Dadih Leo Kepala Desa Mandalagiri, Kecamatan Leuwisari, Kabupaten Tasikmalaya.
Dunia kelam premanisme dicicipi selama puluhan tahun. Kini dia tinggalkan dan berbakti untuk negara.
Ditemui Ayotasik.com di kantornya, Rabu (13/1/2020), Dadih menceritakan kehidupannya mulai dari menjadi preman hingga akhirnya sukses menjadi kepala desa.
Baca Juga:Plt Wali Kota Tasikmalaya Imbau Cafe dan Restoran Buka Lebih Pagi
Pria kelahiran Tasikmalaya 5 Agustus 1963 itu mengaku sempat tinggal di perantauan, tepatnya di wilayah Banten pada 1985. Bukan hanya di wilayah Banten, ia juga terjun ke dunia hitam di Bogor, Tanjung Priok Jakarta, Bekasi, dan Bandung.
Di beberapa wilayah itu, kata Dadih, ia membekingi beberapa toko dan lahan parkir. Pundi-pundi uang tiap hari mengalir deras ke kantongnya dan dikirim ke keluarganya yang berada di Tasikmalaya.

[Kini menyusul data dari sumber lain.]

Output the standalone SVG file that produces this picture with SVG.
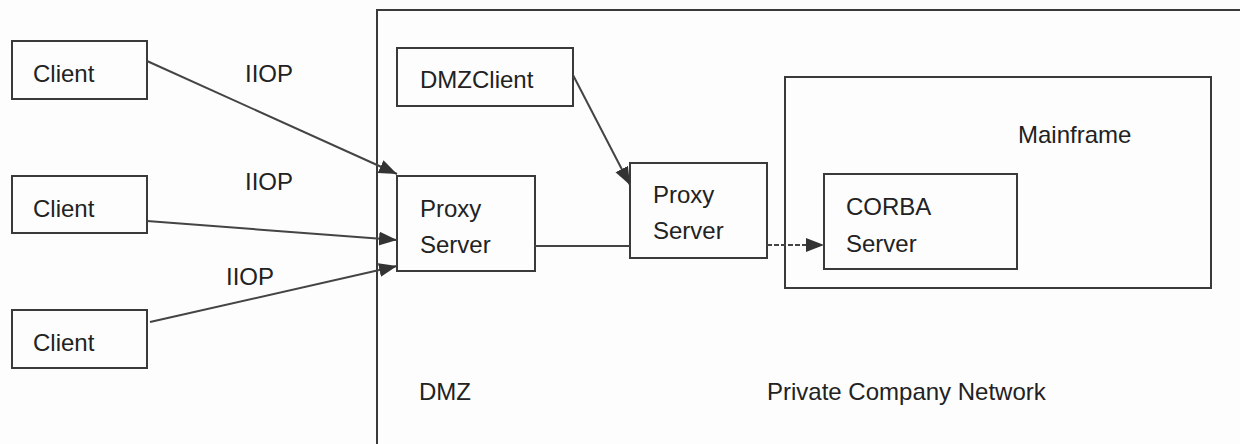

"Di dunia premanisme itu saya lakoni dari tahun 1985 sampai 1998. Bukan hanya di satu kota saja tapi di beberapa kota," ucap Dadih.
Selama di perantauan dan masuk di dunia keras, kata Dadih, ia seringkali terlibat bentrok dengan preman dari wilayah lain. Perkelahian dan pertikaian kerap terjadi setiap hari hingga akhirnya membawa ia masuk ke penjara.

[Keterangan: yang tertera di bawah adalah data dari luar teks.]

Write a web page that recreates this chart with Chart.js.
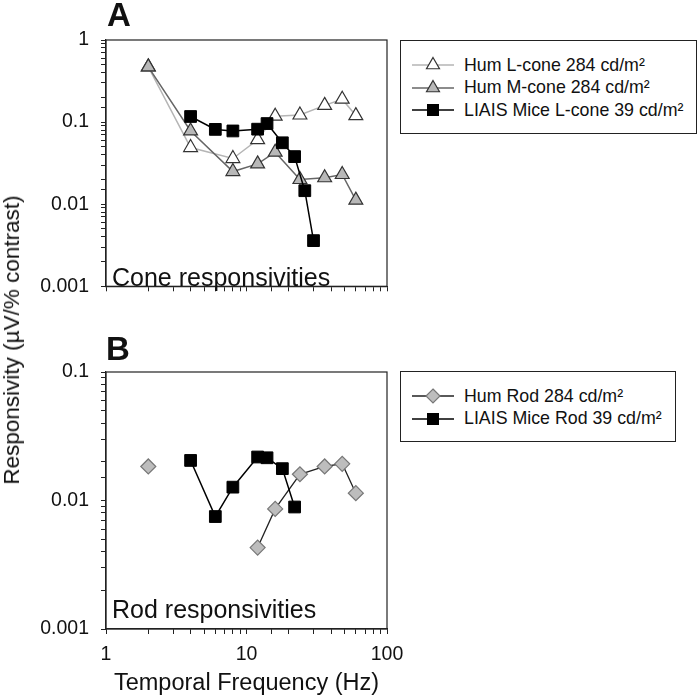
<!DOCTYPE html>
<html>
<head>
<meta charset="utf-8">
<script src="https://cdn.jsdelivr.net/npm/chart.js@4.4.0/dist/chart.umd.min.js"></script>
<style>
  body { margin: 0; background: #fff; font-family: "Liberation Sans", Arial, sans-serif; color: #111; }
  #figura { position: relative; width: 700px; height: 700px; overflow: hidden; }
  canvas { position: absolute; left: 0; }
  .letra { position: absolute; font-weight: bold; font-size: 33px; line-height: 1; }
  .rotulo { position: absolute; font-size: 25px; line-height: 1; white-space: nowrap; }
  .titulo-y { position: absolute; left: 12px; top: 340px; font-size: 22.5px; white-space: nowrap;
              transform: translate(-50%, -50%) rotate(-90deg); }
  .legenda { position: absolute; left: 400px; border: 1.3px solid #222; background: #fff;
             padding: 13px 13px 11px 11px; font-size: 17.8px; }
  .legenda div { height: 22.5px; display: flex; align-items: center; white-space: nowrap; }
  .legenda svg { margin-right: 10px; }
</style>
</head>
<body>
<div id="figura">
  <canvas id="painel-a" width="420" height="310" style="top:0"></canvas>
  <canvas id="painel-b" width="420" height="370" style="top:330px"></canvas>
  <div class="letra" style="left:107px; top:-2px">A</div>
  <div class="letra" style="left:106px; top:332px">B</div>
  <div class="rotulo" style="left:112px; top:265px">Cone responsivities</div>
  <div class="rotulo" style="left:112px; top:597px">Rod responsivities</div>
  <div class="titulo-y">Responsivity (µV/% contrast)</div>
  <div class="legenda" id="legenda-a" style="top:40px"></div>
  <div class="legenda" id="legenda-b" style="top:371px"></div>
</div>
<script>
// frequencias (Hz) e respostas
const freqHum = [2, 4, 8, 12, 16, 24, 36, 48, 60];
const humLCone = [0.47, 0.049, 0.036, 0.061, 0.118, 0.122, 0.16, 0.19, 0.12];
const humMCone = [0.47, 0.078, 0.025, 0.031, 0.043, 0.020, 0.021, 0.023, 0.0112];
const freqMiceCone = [4, 6, 8, 12, 14, 18, 22, 26, 30];
const miceLCone = [0.117, 0.0815, 0.078, 0.082, 0.096, 0.056, 0.038, 0.0146, 0.0036];

const humRod = [0.0184, null, null, 0.0043, 0.0086, 0.016, 0.0184, 0.0193, 0.0114];
const freqMiceRod = [4, 6, 8, 12, 14, 18, 22];
const miceRod = [0.0205, 0.0075, 0.0127, 0.0218, 0.0215, 0.0177, 0.0089];

const nomesCone = ['Hum L-cone 284 cd/m²', 'Hum M-cone 284 cd/m²', 'LIAIS Mice L-cone 39 cd/m²'];
const nomesRod = ['Hum Rod 284 cd/m²', 'LIAIS Mice Rod 39 cd/m²'];

Chart.defaults.font.family = '"Liberation Sans", Arial, sans-serif';
Chart.defaults.color = '#111';

function pares(xs, ys) {
    return xs.map((x, i) => ({ x: x, y: ys[i] }));
}

function soDecadas(valor) {
    const l = Math.log10(valor);
    return Math.abs(l - Math.round(l)) < 1e-6 ? String(valor) : '';
}

const caixa = {
    id: 'caixa',
    afterDraw(chart) {
        const { ctx, chartArea: a } = chart;
        ctx.save();
        ctx.strokeStyle = '#222';
        ctx.lineWidth = 1.2;
        ctx.strokeRect(a.left, a.top, a.right - a.left, a.bottom - a.top);
        ctx.restore();
    }
};

function opcoes(yMin, yMax, comRotulosX, alturaX, topo) {
    return {
        responsive: false,
        animation: false,
        layout: { padding: { top: topo, right: 33, left: 0, bottom: 0 } },
        plugins: { legend: { display: false }, tooltip: { enabled: false } },
        scales: {
            x: {
                type: 'logarithmic', min: 1, max: 100,
                grid: { drawOnChartArea: false, tickLength: 5, tickColor: '#222' },
                border: { color: '#222', width: 1.2 },
                ticks: {
                    autoSkip: false, maxRotation: 0, padding: 9,
                    font: { size: 19.5 },
                    callback: v => comRotulosX ? soDecadas(v) : ''
                },
                title: {
                    display: comRotulosX, text: 'Temporal Frequency (Hz)',
                    font: { size: 23.5 }, padding: { top: 0, bottom: 2 }
                },
                afterFit: s => { s.height = alturaX; }
            },
            y: {
                type: 'logarithmic', min: yMin, max: yMax,
                grid: { drawOnChartArea: false, tickLength: 5, tickColor: '#222' },
                border: { color: '#222', width: 1.2 },
                ticks: {
                    autoSkip: false, padding: 12,
                    font: { size: 19.5 },
                    callback: v => soDecadas(v)
                },
                afterFit: s => { s.width = 106; }
            }
        }
    };
}

function desenharLegenda(chart, id) {
    const caixaLegenda = document.getElementById(id);
    chart.data.datasets.forEach(ds => {
        const c = 9, m = 21;
        let marca = '';
        if (ds.pointStyle === 'triangle') {
            const r = 7.5;
            marca = `<polygon points="${m},${c - r} ${m + r * 0.866},${c + r / 2} ${m - r * 0.866},${c + r / 2}"`;
        } else if (ds.pointStyle === 'rect') {
            marca = `<rect x="${m - 5.5}" y="${c - 5.5}" width="11" height="11"`;
        } else {
            marca = `<polygon points="${m},${c - 7} ${m + 7},${c} ${m},${c + 7} ${m - 7},${c}"`;
        }
        marca += ` fill="${ds.pointBackgroundColor}" stroke="${ds.pointBorderColor}" stroke-width="${ds.pointBorderWidth}"/>`;
        const linha = document.createElement('div');
        linha.innerHTML = `<svg width="42" height="18"><line x1="0" y1="${c}" x2="42" y2="${c}" stroke="${ds.borderColor}" stroke-width="${ds.borderWidth}"/>${marca}</svg><span>${ds.label}</span>`;
        caixaLegenda.appendChild(linha);
    });
}

const graficoA = new Chart(document.getElementById('painel-a'), {
    type: 'line',
    data: {
        datasets: [{
            label: nomesCone[0],
            data: pares(freqHum, humLCone),
            borderColor: '#b5b5b5', borderWidth: 1.5,
            pointStyle: 'triangle', pointRadius: 8,
            pointBackgroundColor: '#ffffff', pointBorderColor: '#333', pointBorderWidth: 1.2,
            order: 2
        }, {
            label: nomesCone[1],
            data: pares(freqHum, humMCone),
            borderColor: '#666', borderWidth: 1.5,
            pointStyle: 'triangle', pointRadius: 8,
            pointBackgroundColor: '#b8b8b8', pointBorderColor: '#333', pointBorderWidth: 1.2,
            order: 1
        }, {
            label: nomesCone[2],
            data: pares(freqMiceCone, miceLCone),
            borderColor: '#000', borderWidth: 1.5,
            pointStyle: 'rect', pointRadius: 8.3,
            pointBackgroundColor: '#000', pointBorderColor: '#000', pointBorderWidth: 1,
            order: 0
        }]
    },
    options: opcoes(0.001, 1, false, 13, 40),
    plugins: [caixa]
});

const graficoB = new Chart(document.getElementById('painel-b'), {
    type: 'line',
    data: {
        datasets: [{
            label: nomesRod[0],
            data: pares(freqHum, humRod),
            borderColor: '#222', borderWidth: 1.3,
            pointStyle: 'rectRot', pointRadius: 7.5,
            pointBackgroundColor: '#bdbdbd', pointBorderColor: '#777', pointBorderWidth: 1.2,
            order: 1
        }, {
            label: nomesRod[1],
            data: pares(freqMiceRod, miceRod),
            borderColor: '#000', borderWidth: 1.5,
            pointStyle: 'rect', pointRadius: 8.3,
            pointBackgroundColor: '#000', pointBorderColor: '#000', pointBorderWidth: 1,
            order: 0
        }]
    },
    options: opcoes(0.001, 0.1, true, 71, 42),
    plugins: [caixa]
});

desenharLegenda(graficoA, 'legenda-a');
desenharLegenda(graficoB, 'legenda-b');
</script>
</body>
</html>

"Berkelahi mah udah tiap hari. Masuk penjara udah bosan saking seringnya. Dulu kan demi perut saya diam di dunia preman," tambah Dadih.
Baca Juga:Robek Baliho Habib Rizieq, Eks Kadis Bina Marga Dianiaya Sampai Tewas
Dunianya juga menjerumuskan ia ke dunia narkoba. Berbagai jenis narkoba pernah dicicipi hingga akhirnya tertangkap polisi dan kembali menghuni hotel prodeo.
"Saya masuk penjara itu karena dua hal, kalau tidak berkelahi ya narkoba." ujar Dadih.
Setelah merasakan kerinduan ke kampung halaman dan bosan hidup diperantauan, pada 1998, pria dua anak ini memutuskan untuk pulang kampung dan mulai aktif di salah satu organisasi massa. Selain melakukan beberapa kegiatan sosial, ia pun mencoba menyelami karakter warga yang ada di wilayahnya yakni Desa Mandalagiri.
"Saya pulang tahun 1998, dan mulai aktif di masyarakat. Berbaur dengan masyarakat dan menyelami bagaimana karakter masyarakat," papar Dadih.
Setelah mengenal kondisi dan karakter masyarakat di kampungnya, muncul niatnya untuk ikut terlibat dalam pembangunan. Ia berpikir, salah satu jalan untuk membantu kondisi warga yang serba kesulitan yakni dengan menjadi pemimpin.
"Saya ingin bantu, tapi tidak punya. Makanya saya niatkan maju di Pilkades tahun 2018. Dan alhamdulilah saya menang karena kepercayaan maayarakat," ucap Dadih.